Mothers & Daughters

It's around 7:10 this Monday morning and I've been up since 3:30, which sounds like a crazy time but if I want to see my husband I've adjusted my schedule to his through the years.  He's always worked early hours.  I've grown accustomed to it myself...my favorite hours of the day are those before the sun comes up.  As I sit doing my devotions I can hear the crickets even when the doors and windows are closed.  And train whistles.  I love train whistles and fog horns.  I used to live two blocks in from the I-5 freeway when I was a teenager and I grew accustomed to the sound of traffic.  It was never intrusive with the houses across the street muting it...at night it would soothe me to sleep.  As I'd go to sleep at night I even liked the sound of the air brakes on the big semis shifting down as they drove the gentle slope of the highway down to the Interstate Bridge.  What I loved best, tho, was the mournful sound of the fog horns on the Columbia River in the wee hours of the morning.  It would always give me the funniest feeling in the pit of my stomach, like I was the only person alive in the world.  I often wondered if others were awake and listening, too.  Insomniacs, probably.  But insomniacs hear things we never hear during the brightness and busyness of 'normal' people's days. This I know by experience at different phases of my life.

I mean, it's not even 7:30 and I've already done two loads of laundry and made a potato salad that's chilling in the refrigerator for dinner tonight.  I've taken apart all the fans in the house and cleaned them, as well as the blades of the ceiling fan in my husband's den.  And the bed is made.

I have a real love/hate relationship with bed-making. When I was 10 years old my mother decided it was time to teach me how to strip down a bed and make it again with fresh linen.  I wanted no part of it.  I was a tomboy.  I had better things to do outside and everyone was waiting for me to come out and play, I told her.  "Fine," my mom said, "but not until you've made your bed."  She had been taught by my dad to make beds military-style and this is what she set out to do with me.  First she stripped the bed down, then demonstrated how to put the sheets and blankets on, tucking in the corners with military precision.  The pillows went on at the head of the bed, all plumped and lined up.  You could have easily bounced a quarter on the surface of that one.  Next, she stripped it down again, told me, "Your turn", and walked out and left me alone. Well, that looked easy enough. I started putting all the linen on and maybe 15 minutes later I was satisfied with what I'd done.  I went out of the bedroom, found my mom, and proudly showed her what I'd accomplished.  Which wasn't much...sheets and blankets haphazardly drifting corners down to the floor.  Pillows tossed at the top of the bed.  "Nope, not good enough," she told me, and ripped everything off.  "Do it again."  And she left me alone. 

Oh my, was I mad.

This went on for hours, or so it seemed.  What a battle of wills.  My mother grew so exasperated with me she even told me, "If you ever have a daughter, I hope she's twice as stubborn as you are!!"
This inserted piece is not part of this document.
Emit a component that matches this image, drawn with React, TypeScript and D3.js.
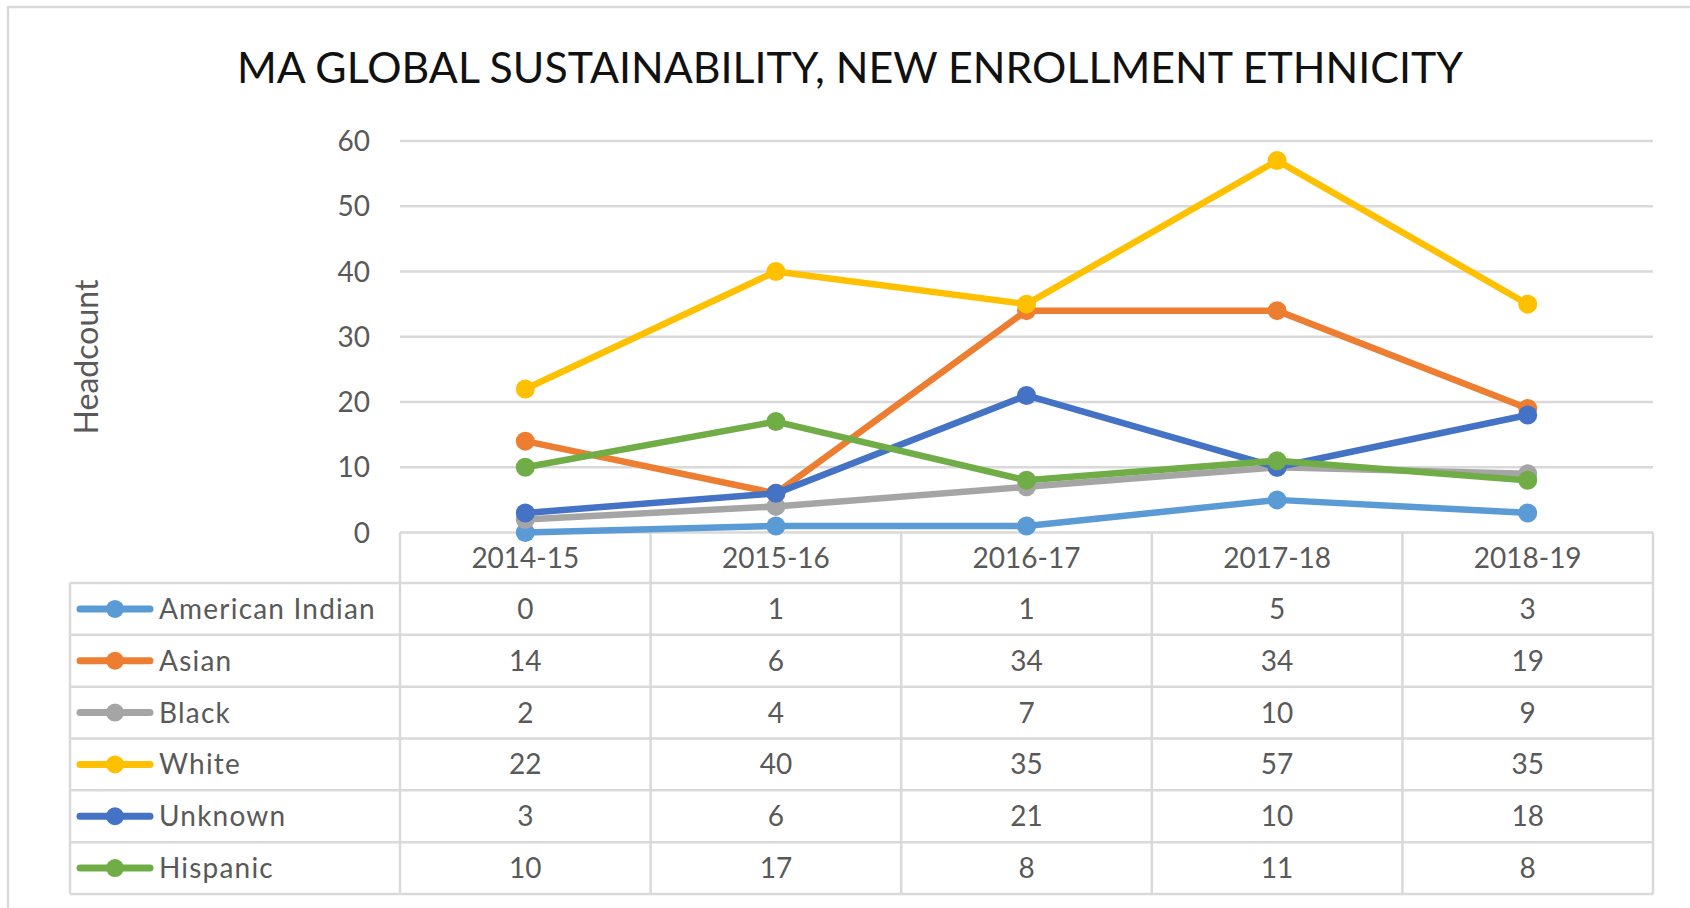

But...finally.  Success, after tons of tears and almost hating her by the end of it all.

And yet...my mother taught me how to make a beautiful bed, and I even take a little pride in how it looks by the time I'm done making it each morning.  And every time I make a bed...every time...53 years later in my lifetime so far...I think of how determined I was to get outside to play, and how determined my mother was that I wasn't going until I'd learned what she'd set out to teach me.  I learned, and it pains me to admit what a brat I was that morning.  My mom was not an affectionate person at all, but her "Good job!" at my last attempt felt as good as any hug could have.

Isn't it funny, how that memory has never faded away.  But in the full scope of life, it also taught me how good it feels to do a task and do it well in school, in the working world...wherever.  No sloughing off...no half-done 'ok' job.

If you're going to do something, do it right the first time.  And I owe that lesson to my mom.